Campbell Ewald in Detroit has won the Cadillac account, officially anyway as Hill Holiday in Boston is providing creative work – a rather peculiar long distance arrangement.
So owner Interpublic has shoehorned CE into the Lowe network (which seems to be its repository for bits it doesn’t quite know what to do with) and, in the process, shoehorned out CEO Bill Ludwig in favour of Jim Palmer (left).
While Deutsch, IPG’s successful US creative agency and probably the stand-out performer among all its agencies, seems to be leaving the Lowe network altogether.
What big clients want they tend to get and General Motors, Cadillac’s owner, has been making agencies skip through all kinds of undignified hoops for the last two years since it emerged from administration.
Short-lived (but endlessly diverting) marketing supremo Joel Ewanick insisted on the formation of a standalone agency, Commonwealth, to handle GM’s biggest brand Chevrolet.
This was made up of Goodby Silverstein (his original choice to handle Chevy) and IPG’s McCann but Ewanick was turfed last year and McCann took over the business leaving Omnicom’s Goodby Silverstein in state of some disarray.

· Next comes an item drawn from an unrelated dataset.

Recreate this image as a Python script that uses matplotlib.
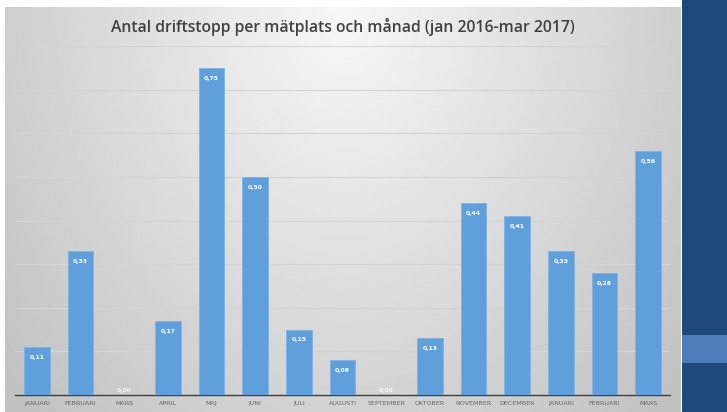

With Cadillac moving into what we might as well call Lowe, IPG is firmly in the driving seat with GM although some bits remain elsewhere. If IPG boss Michael Roth has his way it won’t be for long.
McCann, still the biggest network in IPG and one of the biggest in the world, lost its grip on some crucial network clients including Exxon, Nestle and Lufthansa during the recent reign of Brit Nick Brien and so IPG needs a real global biggie like GM (now spread across two of its networks) to keep up with WPP and Omnicom.
As for Deutsch, it seems happier to be a US-only player. Its biggest account is Volkswagen so that’s another reason for distancing it from the now GM-dominated Lowe network.